If I do have a complaint with the sound mix (and I do), it’s that it has that muddy mumblecore tradition of having certain dialogue sequences be damn near indecipherable. No doubt, this was an intentional choice, one to heighten realism, particularly when it comes to characters who would not necessarily enunciate, project or speak clearly, but it’s a personal pet peeve of mine.
Special Features
Kid-Thing on Blu-ray comes packed with special features. Features related to the actual film itself are sadly lacking—there is no audio commentary and the behind-the-scenes featurette is only a few minutes long and doesn’t feature much about the production history. There are, however, a ton of short films from the Zellner Brothers, music videos and the inside booklet with interview excerpts. Fans of Kid-Thing will have plenty to watch after the main feature.
- Behind the Scenes (HD 5:57)
Short Films
- Sasquatch Birth Journal 2 (2011) (HD 4:22)
- Rummy (2003) (SD 15:01)
- Quasar Hernandez (2004) (SD 9:50)
- The Virile Man (2004) (SD 7:58)
- Flotsam / Jetsam (2005) (SD 5:12)
- Foxy and the Weight of the World (2005) (SD 8:59)
- Who is on First? (2005) (SD 5:15)
- Pardon My Downfall (2006) (SD 4:48)
- Redemptitude (2006) (SD 11:42)
- Aftermath on Meadowlark Lane (2007) (HD 9:54)
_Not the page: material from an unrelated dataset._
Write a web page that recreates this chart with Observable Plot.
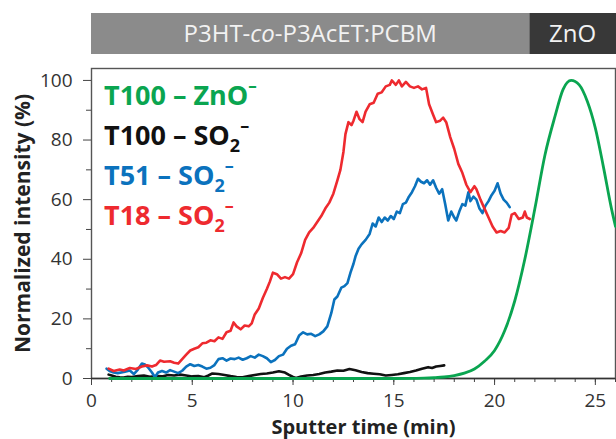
<!DOCTYPE html>
<html><head><meta charset="utf-8">
<script src="https://cdn.jsdelivr.net/npm/d3@7"></script>
<script src="https://cdn.jsdelivr.net/npm/@observablehq/plot@0.6"></script>
<style>body{margin:0;background:#fff}#chart svg{display:block}</style>
</head><body><div id="chart"></div>
<script>
// ---- data ----
const t18Time = [0.85,1.1,1.4,1.6,1.9,2.2,2.5,2.75,3.0,3.2,3.4,3.6,3.9,4.1,4.3,4.5,4.7,4.9,5.1,5.3,5.5,5.7,5.9,6.1,6.3,6.5,6.7,6.9,7.05,7.2,7.4,7.6,7.8,7.95,8.1,8.3,8.5,8.7,8.85,9.0,9.2,9.4,9.6,9.8,10.0,10.2,10.4,10.6,10.8,11.0,11.2,11.4,11.6,11.8,12.0,12.2,12.35,12.5,12.6,12.75,12.9,13.0,13.15,13.3,13.45,13.6,13.8,14.0,14.2,14.4,14.6,14.8,14.9,15.1,15.25,15.4,15.6,15.8,16.0,16.2,16.4,16.6,16.75,16.95,17.1,17.3,17.45,17.6,17.8,18.0,18.2,18.4,18.6,18.8,19.0,19.1,19.3,19.5,19.7,19.9,20.1,20.3,20.5,20.7,20.85,21.0,21.2,21.4,21.5,21.6,21.75];
const t18Value = [3.3,2.5,3.0,2.7,3.5,3.2,4.0,4.4,4.0,4.5,6.0,5.6,5.8,5.3,5.0,6.5,8.0,9.4,10.0,10.5,11.8,12.0,12.8,12.5,13.8,13.3,15.5,16.0,18.8,17.5,16.5,17.8,17.5,18.5,21.5,23.5,27.0,30.0,32.5,35.5,35.0,33.5,34.0,33.5,35.0,39.0,42.0,46.5,49.0,50.5,52.5,54.5,57.0,59.0,62.0,66.5,70.0,76.0,82.0,86.0,85.0,86.5,89.5,87.0,86.0,89.5,92.0,92.5,95.5,96.0,98.0,98.5,100.0,98.5,100.0,98.0,99.5,98.0,97.5,98.0,97.0,97.5,92.0,88.5,86.0,86.5,87.5,86.0,81.0,77.0,72.0,69.0,65.0,62.5,64.5,63.5,60.0,57.0,54.0,51.0,49.0,49.5,49.0,50.5,55.0,55.5,53.5,54.0,56.0,54.0,53.5];

const t51Time = [0.75,0.9,1.1,1.3,1.6,1.9,2.1,2.3,2.5,2.65,2.8,3.0,3.15,3.3,3.5,3.7,3.9,4.1,4.3,4.5,4.7,4.9,5.1,5.3,5.5,5.7,5.9,6.1,6.3,6.5,6.7,6.9,7.1,7.3,7.5,7.7,7.9,8.1,8.3,8.5,8.7,8.9,9.1,9.3,9.5,9.7,9.9,10.1,10.3,10.5,10.7,10.9,11.1,11.3,11.5,11.7,11.9,12.05,12.2,12.4,12.55,12.7,12.85,13.0,13.1,13.25,13.4,13.6,13.8,13.95,14.1,14.25,14.4,14.55,14.7,14.85,15.0,15.15,15.3,15.45,15.6,15.75,15.9,16.05,16.2,16.35,16.5,16.65,16.8,16.95,17.1,17.25,17.4,17.55,17.7,17.85,18.0,18.1,18.25,18.4,18.55,18.7,18.8,18.95,19.1,19.25,19.4,19.55,19.7,19.85,20.0,20.15,20.3,20.45,20.6,20.75];
const t51Value = [3.3,2.5,2.0,1.8,2.2,2.7,1.5,3.0,5.0,4.7,3.8,2.0,0.4,2.0,2.5,2.0,2.8,2.3,1.8,2.6,4.0,4.8,4.2,4.5,4.0,3.3,3.6,4.5,6.5,6.8,6.0,6.7,6.5,7.0,6.3,6.8,7.5,7.0,8.0,7.5,6.8,5.5,6.2,7.5,8.0,10.0,11.0,11.5,14.4,15.5,14.8,15.0,14.2,14.8,15.8,17.5,22.0,26.5,27.5,30.5,31.0,32.0,35.5,38.5,41.0,43.5,45.0,46.5,48.5,52.0,51.0,54.0,52.5,54.0,53.0,54.5,53.5,56.0,55.5,58.5,59.0,61.0,62.5,64.5,67.0,66.0,65.5,66.5,65.0,66.5,64.0,62.0,63.5,58.5,53.0,56.0,54.0,53.0,56.0,58.5,58.0,62.5,59.5,61.0,60.0,57.0,55.5,58.0,59.5,61.5,63.0,65.5,62.0,60.0,59.0,57.5];

const t100STime = [0.85,1.0,1.2,1.4,1.6,1.8,2.0,2.3,2.6,2.9,3.2,3.5,3.8,4.1,4.4,4.7,5.0,5.3,5.6,5.8,6.0,6.3,6.6,6.9,7.2,7.5,7.8,8.1,8.4,8.7,9.0,9.3,9.6,9.8,10.0,10.15,10.4,10.7,11.0,11.3,11.6,11.9,12.2,12.5,12.8,13.1,13.4,13.7,14.0,14.3,14.6,14.9,15.2,15.5,15.8,16.1,16.4,16.7,16.9,17.1,17.3,17.5];
const t100SValue = [1.3,1.0,0.6,0.4,0.3,0.6,0.5,0.8,1.0,0.6,0.8,0.7,1.2,1.0,1.3,1.0,0.7,0.8,0.4,1.0,1.7,1.5,1.2,0.8,0.5,0.4,0.8,1.2,1.5,1.7,2.0,2.4,2.0,1.2,0.5,0.2,0.7,1.0,1.2,1.5,2.0,2.3,2.7,2.6,3.2,2.8,2.2,1.8,1.6,1.4,1.0,1.2,1.4,1.8,2.2,2.7,3.3,3.8,3.5,4.0,4.2,4.4];

const t100ZTime = [0.9,4,8,12,15,16,16.5,17,17.5,18,18.5,19,19.5,20,20.5,21,21.5,22,22.5,23,23.4,23.8,24.2,24.6,25,25.4,25.8,26];
const t100ZValue = [0,0,0,0,0,0.05,0.1,0.25,0.5,1.0,1.8,3.2,5.8,9.4,16,26,40,57,75,88,97,100,98.5,93,84,71,57,51];

const seriesNames = ["T100 – ZnO", "T100 – SO", "T51 – SO", "T18 – SO"];
const seriesColors = ["#0aa550", "#111111", "#0b72bd", "#ee2a2f"];
const layerNames = ["P3HT-", "co", "-P3AcET:PCBM", "ZnO"];
const layerStart = [0, 21.75];
const layerEnd = [21.75, 26.1];
const layerFill = ["#8b8b8b", "#383838"];
const xMajor = [0,5,10,15,20,25];
const xMinor = d3.range(0,27,1);
const yMajor = [0,20,40,60,80,100];
const yMinor = [10,30,50,70,90];

const rows = (ts, vs, s) => ts.map((t,i) => ({t, v: vs[i], s}));
const black = rows(t100STime, t100SValue, "T100 SO2");
const blue = rows(t51Time, t51Value, "T51 SO2");
const red = rows(t18Time, t18Value, "T18 SO2");
const green = rows(t100ZTime, t100ZValue, "T100 ZnO");

const FONT = "'Open Sans', sans-serif";
const plot = Plot.plot({
  width: 616, height: 439,
  marginTop: 68, marginRight: 1, marginBottom: 61, marginLeft: 91,
  style: {fontFamily: FONT, fontSize: "19px", background: "#fff", overflow: "visible"},
  x: {domain: [0, 26]},
  y: {domain: [0, 104]},
  marks: [
    Plot.frame({stroke: "#555", strokeWidth: 1.4}),
    Plot.axisX({ticks: xMinor, tickSize: 4, text: null, stroke: "#444", label: null}),
    Plot.axisX({ticks: xMajor, tickSize: 7, tickPadding: 8, fontSize: 19, fill: "#333", stroke: "#444", label: null}),
    Plot.axisY({ticks: yMinor, tickSize: 5, text: null, stroke: "#444", label: null}),
    Plot.axisY({ticks: yMajor, tickSize: 8, tickPadding: 11, fontSize: 19, fill: "#333", stroke: "#444", label: null}),
    Plot.ruleY([0], {stroke: "#333", strokeWidth: 1.6}),
    Plot.text(["Sputter time (min)"], {frameAnchor: "bottom", dx: 10, dy: 55, fontSize: 20, fontWeight: "bold", fill: "#222"}),
    Plot.text(["Normalized intensity (%)"], {frameAnchor: "left", dx: -68, rotate: -90, textAnchor: "middle", fontSize: 21, fontWeight: "bold", fill: "#222"}),
    Plot.line(black, {x: "t", y: "v", stroke: seriesColors[1], strokeWidth: 2.6}),
    Plot.line(blue, {x: "t", y: "v", stroke: seriesColors[2], strokeWidth: 2.6}),
    Plot.line(red, {x: "t", y: "v", stroke: seriesColors[3], strokeWidth: 2.6}),
    Plot.line(green, {x: "t", y: "v", stroke: seriesColors[0], strokeWidth: 2.8, curve: "monotone-x"})
  ]
});
document.getElementById("chart").append(plot);

// ---- header layer bar (positioned with the plot's x scale) ----
const xs = plot.scale("x");
const svg = d3.select(plot);
const header = svg.append("g");
[0,1].forEach(i => {
  const x0 = xs.apply(layerStart[i]), x1 = Math.min(616, xs.apply(layerEnd[i]));
  header.append("rect").attr("x", x0).attr("y", 13).attr("width", x1 - x0).attr("height", 41).attr("fill", layerFill[i]);
});
const ht = header.append("text").attr("x", (xs.apply(0) + xs.apply(21.75)) / 2).attr("y", 42)
  .attr("text-anchor", "middle").attr("fill", "#f2f2f2").style("font-family", FONT).style("font-size", "24px");
ht.append("tspan").text(layerNames[0]);
ht.append("tspan").text(layerNames[1]).style("font-style", "italic");
ht.append("tspan").text(layerNames[2]);
header.append("text").attr("x", (xs.apply(21.75) + 616) / 2).attr("y", 42)
  .attr("text-anchor", "middle").attr("fill", "#f2f2f2").style("font-family", FONT).style("font-size", "24px").text(layerNames[3]);

// ---- legend ----
const leg = svg.append("g").style("font-family", FONT).style("font-weight", "bold").style("font-size", "27px");
seriesNames.forEach((name, i) => {
  const tx = leg.append("text").attr("x", 104).attr("y", 105 + i * 40).attr("text-anchor", "start").attr("fill", seriesColors[i]);
  tx.append("tspan").text(name);
  if (i === 0) {
    tx.append("tspan").attr("dy", -13).style("font-size", "17px").text("–");
  } else {
    tx.append("tspan").attr("dy", 7).style("font-size", "18px").text("2");
    tx.append("tspan").attr("dy", -20).style("font-size", "18px").text("–");
  }
});
</script>
</body></html>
- Fiddlestixx Ep 1, 2, 3 (2009) (HD 9:07)
- Black Something (2016) (HD 3:11)
Music Videos
- Kid-Thing Song-Thing by Mauntaji (2012) (HD 1:52)
- This Old World by Ola Podrida (2009) (HD 4:15)
- Wet Gold by The Octopus Project (2009) (HD 2:52)
- Truck by The Octopus Project (2007) (HD 2:15)
- Nutella & Gummi Bear Sandwich by Precarious Warehaüs Dwellers (2003) (SD 1:25)
- Bulbovian PSA (2002) (SD 1:05)
Kid-Thing pulls off a tough balancing act: It says something about humanity, that tenuous safety net we have called society, and imagines a scenario without that net. What does this character do? What makes them tick? And it does this without reveling in misery or succumbing to cynicism. The A/V quality aren’t top-tier, and rank somewhere between DVD and Blu-ray, but it’s in service of a rough-around-the-edges homemade aesthetic that works in its favor. Fans of the film have tons and tons of features to wade through. Factory25’s release of Kid-Thing comes Highly Recommended.